Periodic Reporting for period 1 - MUPIA (Manufacturing process for ultimate performance inertial MEMS Gyroscope (MUPIA))

Reporting period: 2018-03-01 to 2019-09-30

"The MUPIA project answers on the request for ""Silicon Very High Performances MEMS Gyrometers Technology"" by merging SINTEF, a research institute and experienced manufacturer of high-performance MEMS and MICROSS, a company with expertise in assembling bare dies into standard and custom ceramic packages for demanding applications. This consortium has proven manufacturing capabilities in the key technologies requested for the volumes indicated (several thousands units/year), including high precision deep reactive ion etching (DRIE) for silicon on insulator (SOI) wafers, through silicon vias (TSVs), ceramic packages and reliability testing. The consortium will answer on the challenge of bringing the manufacturing process for the gyrometer up to a manufacturing readiness level of 5 by exploiting systematic process development and optimization procedures according to their ISO certified Management Systems.
MUPIA addresses the topic Manufacturing process for ultimate performance inertial MEMS Gyrometer (JTI-CS2-2017-CfP06-SYS-01-04) within the Programme Area SYS of the Clean Sky 2 program.
The project will last 35 months and will be completed February 2021."
During the first 19 months the MUPIA project has defined the specifications for the complete gyro and suggested the processing and packaging processes needed to accomplish the objectives and specifications. Subsequently, detailed layout design was done in parallel with process design to ensure processing compatibility. New and innovative solutions to meeting the processing specifications were tested and shown to be promising for the first round of production. A bespoke ceramic package was designed to meet the standards in the industry and a methodology for high vacuum sealing was established.

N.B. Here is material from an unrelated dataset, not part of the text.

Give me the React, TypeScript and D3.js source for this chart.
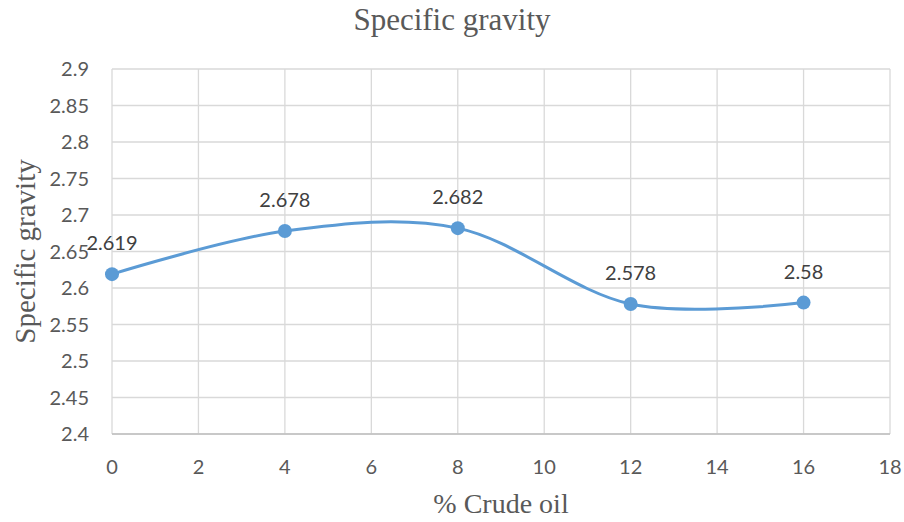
import { useEffect, useRef } from 'react';
import * as d3 from 'd3';

const crudeOil = [0, 4, 8, 12, 16];
const gravity = [2.619, 2.678, 2.682, 2.578, 2.58];
const xTicks = [0, 2, 4, 6, 8, 10, 12, 14, 16, 18];
const yTicks = [2.4, 2.45, 2.5, 2.55, 2.6, 2.65, 2.7, 2.75, 2.8, 2.85, 2.9];

const App = () => {
  const ref = useRef<SVGSVGElement>(null);

  useEffect(() => {
    const svg = d3.select(ref.current);
    svg.selectAll('*').remove();

    const left = 112, right = 890, top = 69, bottom = 434;
    const x = d3.scaleLinear().domain([0, 18]).range([left, right]);
    const y = d3.scaleLinear().domain([2.4, 2.9]).range([bottom, top]);
    const sans = "Lato, 'Open Sans', sans-serif";
    const serif = "'Liberation Serif', 'Times New Roman', serif";

    // grid
    svg.append('g')
      .selectAll('line')
      .data(yTicks)
      .join('line')
      .attr('x1', left).attr('x2', right)
      .attr('y1', d => y(d)).attr('y2', d => y(d))
      .attr('stroke', '#d9d9d9').attr('stroke-width', 1.3);
    svg.append('g')
      .selectAll('line')
      .data(xTicks)
      .join('line')
      .attr('x1', d => x(d)).attr('x2', d => x(d))
      .attr('y1', top).attr('y2', bottom)
      .attr('stroke', '#d9d9d9').attr('stroke-width', 1.3);
    svg.append('line')
      .attr('x1', left).attr('x2', right)
      .attr('y1', bottom).attr('y2', bottom)
      .attr('stroke', '#bfbfbf').attr('stroke-width', 1.3);

    // tick labels
    svg.append('g')
      .selectAll('text')
      .data(yTicks)
      .join('text')
      .attr('x', 89).attr('y', d => y(d))
      .attr('dy', '0.35em')
      .attr('text-anchor', 'end')
      .attr('font-family', sans).attr('font-size', 20)
      .attr('fill', '#595959')
      .text(d => String(d));
    svg.append('g')
      .selectAll('text')
      .data(xTicks)
      .join('text')
      .attr('x', d => x(d)).attr('y', 467)
      .attr('dy', '0.35em')
      .attr('text-anchor', 'middle')
      .attr('font-family', sans).attr('font-size', 20)
      .attr('fill', '#595959')
      .text(d => String(d));

    // titles
    svg.append('text')
      .attr('x', 452).attr('y', 30)
      .attr('text-anchor', 'middle')
      .attr('font-family', serif).attr('font-size', 31)
      .attr('fill', '#595959')
      .text('Specific gravity');
    svg.append('text')
      .attr('x', 501).attr('y', 513)
      .attr('text-anchor', 'middle')
      .attr('font-family', serif).attr('font-size', 28)
      .attr('fill', '#595959')
      .text('% Crude oil');
    svg.append('text')
      .attr('transform', `translate(35,${(top + bottom) / 2}) rotate(-90)`)
      .attr('text-anchor', 'middle')
      .attr('font-family', serif).attr('font-size', 29)
      .attr('fill', '#595959')
      .text('Specific gravity');

    const pts: [number, number][] = crudeOil.map((c, i) => [c, gravity[i]]);

    const line = d3.line<[number, number]>()
      .x(d => x(d[0]))
      .y(d => y(d[1]))
      .curve(d3.curveCardinal.tension(0));

    svg.append('path')
      .datum(pts)
      .attr('d', line)
      .attr('fill', 'none')
      .attr('stroke', '#5b9bd5')
      .attr('stroke-width', 3);

    svg.append('g')
      .selectAll('circle')
      .data(pts)
      .join('circle')
      .attr('cx', d => x(d[0])).attr('cy', d => y(d[1]))
      .attr('r', 7)
      .attr('fill', '#5b9bd5');

    svg.append('g')
      .selectAll('text')
      .data(pts)
      .join('text')
      .attr('x', d => x(d[0])).attr('y', d => y(d[1]) - 31)
      .attr('dy', '0.35em')
      .attr('text-anchor', 'middle')
      .attr('font-family', sans).attr('font-size', 20)
      .attr('fill', '#404040')
      .text(d => String(d[1]));
  }, []);

  return (
    <svg
      ref={ref}
      width={904}
      height={522}
      style={{ display: 'block', position: 'absolute', left: 0, top: 0 }}
    />
  );
};

export default App;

An innovative way of increasing the resolution of mask photolithography was proposed and tested and will be proven during in the coming project period. A potential impact of this process is that smaller features that previously thought could be patterned using mask lithography, reducing the necessity advancing to stepper lithography. The process will be disseminated in 2020.
At completion the MUPIA project expects to exceed state-of-the-art in accuracy obtainable for a MEMS based gyrometers at a significantly lower cost than other gyrometers with the same specifications.